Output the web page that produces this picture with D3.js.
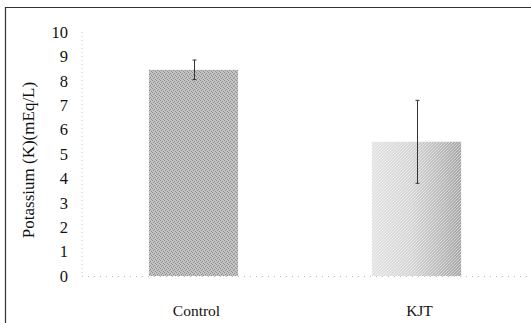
<!DOCTYPE html>
<html lang="en">
<head>
  <meta charset="UTF-8" />
  <title>Potassium bar chart</title>
  <script src="https://cdnjs.cloudflare.com/ajax/libs/d3/7.8.2/d3.min.js"></script>
  <style>
    body { margin: 0; padding: 0; background: #fff; }
    svg { display: block; }
  </style>
</head>
<body>
<svg id="chart" width="531" height="323"></svg>
<script>
// data
const categories = ["Control", "KJT"];
const means = [8.45, 5.5];
const errors = [0.4, 1.7];
const yTicks = [0, 1, 2, 3, 4, 5, 6, 7, 8, 9, 10];

const width = 531, height = 323;
const serif = "Liberation Serif";
const svg = d3.select("#chart").attr("width", width).attr("height", height);

const axisX = 82;
const y = d3.scaleLinear().domain([0, 10]).range([276, 32]);
const x = d3.scaleBand().domain(categories).range([axisX, 528])
  .paddingInner(0.6).paddingOuter(0.3);

// frame: only top and left edges show in the scan
svg.append("line").attr("x1", 5).attr("x2", width).attr("y1", 7.5).attr("y2", 7.5)
  .attr("stroke", "#333").attr("stroke-width", 1.2);
svg.append("line").attr("x1", 5.5).attr("x2", 5.5).attr("y1", 7).attr("y2", height)
  .attr("stroke", "#333").attr("stroke-width", 1.2);

// textures
const defs = svg.append("defs");
const p1 = defs.append("pattern").attr("id", "tex1").attr("width", 4).attr("height", 4)
  .attr("patternUnits", "userSpaceOnUse");
p1.append("rect").attr("width", 4).attr("height", 4).attr("fill", "#c2c2c2");
[[0,0],[2,1],[1,2],[3,3]].forEach(([a,b]) =>
  p1.append("rect").attr("x", a).attr("y", b).attr("width", 1).attr("height", 1).attr("fill", "#8e8e8e"));

const g2 = defs.append("linearGradient").attr("id", "grad2");
g2.append("stop").attr("offset", "0%").attr("stop-color", "#e2e2e2");
g2.append("stop").attr("offset", "45%").attr("stop-color", "#d4d4d4");
g2.append("stop").attr("offset", "100%").attr("stop-color", "#a6a6a6");
const p2 = defs.append("pattern").attr("id", "tex2").attr("width", 3).attr("height", 3)
  .attr("patternUnits", "userSpaceOnUse");
[[0,0],[2,1],[1,2]].forEach(([a,b]) =>
  p2.append("rect").attr("x", a).attr("y", b).attr("width", 1).attr("height", 1).attr("fill", "#fff").attr("opacity", 0.5));

// dotted axis and baseline
svg.append("line").attr("x1", axisX).attr("x2", axisX).attr("y1", y(10)).attr("y2", y(0))
  .attr("stroke", "#c8c8c8").attr("stroke-dasharray", "1,3");
svg.append("line").attr("x1", axisX).attr("x2", width).attr("y1", y(0) + 0.5).attr("y2", y(0) + 0.5)
  .attr("stroke", "#bbb").attr("stroke-dasharray", "1,5");

// y tick labels
svg.append("g").selectAll("text").data(yTicks).join("text")
  .attr("x", 68).attr("y", d => y(d)).attr("dy", "0.35em")
  .attr("text-anchor", "end").attr("font-family", serif).attr("font-size", 16.5).attr("fill", "#111")
  .text(d => d);

// y title
svg.append("text")
  .attr("transform", "translate(34,160) rotate(-90)")
  .attr("text-anchor", "middle").attr("font-family", serif).attr("font-size", 17)
  .attr("fill", "#111")
  .text("Potassium (K)(mEq/L)");

// bars
const fills = ["url(#tex1)", "url(#grad2)"];
svg.append("g").selectAll("rect").data(means).join("rect")
  .attr("x", (d, i) => x(categories[i]))
  .attr("y", d => y(d))
  .attr("width", x.bandwidth())
  .attr("height", d => y(0) - y(d))
  .attr("fill", (d, i) => fills[i]);
svg.append("rect")
  .attr("x", x("KJT")).attr("y", y(means[1]))
  .attr("width", x.bandwidth()).attr("height", y(0) - y(means[1]))
  .attr("fill", "url(#tex2)");

// error bars
const eb = svg.append("g").attr("stroke", "#333").attr("stroke-width", 1);
means.forEach((m, i) => {
  const cx = Math.round(x(categories[i]) + x.bandwidth() / 2) + 0.5;
  eb.append("line").attr("x1", cx).attr("x2", cx).attr("y1", y(m + errors[i])).attr("y2", y(m - errors[i]));
  [m + errors[i], m - errors[i]].forEach(v =>
    eb.append("line").attr("x1", cx - 2).attr("x2", cx + 2).attr("y1", y(v)).attr("y2", y(v)));
});

// category labels
svg.append("g").selectAll("text").data(categories).join("text")
  .attr("x", d => x(d) + x.bandwidth() / 2 + 3).attr("y", 316)
  .attr("text-anchor", "middle").attr("font-family", serif).attr("font-size", 15.5)
  .attr("fill", "#111")
  .text(d => d);
</script>
</body>
</html>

+++

Your goal =
Restate the full listing verbatim and drop every picture.

Complete response =
Output the web page that produces this picture with D3.js.
<!DOCTYPE html>
<html lang="en">
<head>
  <meta charset="UTF-8" />
  <title>Potassium bar chart</title>
  <script src="https://cdnjs.cloudflare.com/ajax/libs/d3/7.8.2/d3.min.js"></script>
  <style>
    body { margin: 0; padding: 0; background: #fff; }
    svg { display: block; }
  </style>
</head>
<body>
<svg id="chart" width="531" height="323"></svg>
<script>
// data
const categories = ["Control", "KJT"];
const means = [8.45, 5.5];
const errors = [0.4, 1.7];
const yTicks = [0, 1, 2, 3, 4, 5, 6, 7, 8, 9, 10];

const width = 531, height = 323;
const serif = "Liberation Serif";
const svg = d3.select("#chart").attr("width", width).attr("height", height);

const axisX = 82;
const y = d3.scaleLinear().domain([0, 10]).range([276, 32]);
const x = d3.scaleBand().domain(categories).range([axisX, 528])
  .paddingInner(0.6).paddingOuter(0.3);

// frame: only top and left edges show in the scan
svg.append("line").attr("x1", 5).attr("x2", width).attr("y1", 7.5).attr("y2", 7.5)
  .attr("stroke", "#333").attr("stroke-width", 1.2);
svg.append("line").attr("x1", 5.5).attr("x2", 5.5).attr("y1", 7).attr("y2", height)
  .attr("stroke", "#333").attr("stroke-width", 1.2);

// textures
const defs = svg.append("defs");
const p1 = defs.append("pattern").attr("id", "tex1").attr("width", 4).attr("height", 4)
  .attr("patternUnits", "userSpaceOnUse");
p1.append("rect").attr("width", 4).attr("height", 4).attr("fill", "#c2c2c2");
[[0,0],[2,1],[1,2],[3,3]].forEach(([a,b]) =>
  p1.append("rect").attr("x", a).attr("y", b).attr("width", 1).attr("height", 1).attr("fill", "#8e8e8e"));

const g2 = defs.append("linearGradient").attr("id", "grad2");
g2.append("stop").attr("offset", "0%").attr("stop-color", "#e2e2e2");
g2.append("stop").attr("offset", "45%").attr("stop-color", "#d4d4d4");
g2.append("stop").attr("offset", "100%").attr("stop-color", "#a6a6a6");
const p2 = defs.append("pattern").attr("id", "tex2").attr("width", 3).attr("height", 3)
  .attr("patternUnits", "userSpaceOnUse");
[[0,0],[2,1],[1,2]].forEach(([a,b]) =>
  p2.append("rect").attr("x", a).attr("y", b).attr("width", 1).attr("height", 1).attr("fill", "#fff").attr("opacity", 0.5));

// dotted axis and baseline
svg.append("line").attr("x1", axisX).attr("x2", axisX).attr("y1", y(10)).attr("y2", y(0))
  .attr("stroke", "#c8c8c8").attr("stroke-dasharray", "1,3");
svg.append("line").attr("x1", axisX).attr("x2", width).attr("y1", y(0) + 0.5).attr("y2", y(0) + 0.5)
  .attr("stroke", "#bbb").attr("stroke-dasharray", "1,5");

// y tick labels
svg.append("g").selectAll("text").data(yTicks).join("text")
  .attr("x", 68).attr("y", d => y(d)).attr("dy", "0.35em")
  .attr("text-anchor", "end").attr("font-family", serif).attr("font-size", 16.5).attr("fill", "#111")
  .text(d => d);

// y title
svg.append("text")
  .attr("transform", "translate(34,160) rotate(-90)")
  .attr("text-anchor", "middle").attr("font-family", serif).attr("font-size", 17)
  .attr("fill", "#111")
  .text("Potassium (K)(mEq/L)");

// bars
const fills = ["url(#tex1)", "url(#grad2)"];
svg.append("g").selectAll("rect").data(means).join("rect")
  .attr("x", (d, i) => x(categories[i]))
  .attr("y", d => y(d))
  .attr("width", x.bandwidth())
  .attr("height", d => y(0) - y(d))
  .attr("fill", (d, i) => fills[i]);
svg.append("rect")
  .attr("x", x("KJT")).attr("y", y(means[1]))
  .attr("width", x.bandwidth()).attr("height", y(0) - y(means[1]))
  .attr("fill", "url(#tex2)");

// error bars
const eb = svg.append("g").attr("stroke", "#333").attr("stroke-width", 1);
means.forEach((m, i) => {
  const cx = Math.round(x(categories[i]) + x.bandwidth() / 2) + 0.5;
  eb.append("line").attr("x1", cx).attr("x2", cx).attr("y1", y(m + errors[i])).attr("y2", y(m - errors[i]));
  [m + errors[i], m - errors[i]].forEach(v =>
    eb.append("line").attr("x1", cx - 2).attr("x2", cx + 2).attr("y1", y(v)).attr("y2", y(v)));
});

// category labels
svg.append("g").selectAll("text").data(categories).join("text")
  .attr("x", d => x(d) + x.bandwidth() / 2 + 3).attr("y", 316)
  .attr("text-anchor", "middle").attr("font-family", serif).attr("font-size", 15.5)
  .attr("fill", "#111")
  .text(d => d);
</script>
</body>
</html>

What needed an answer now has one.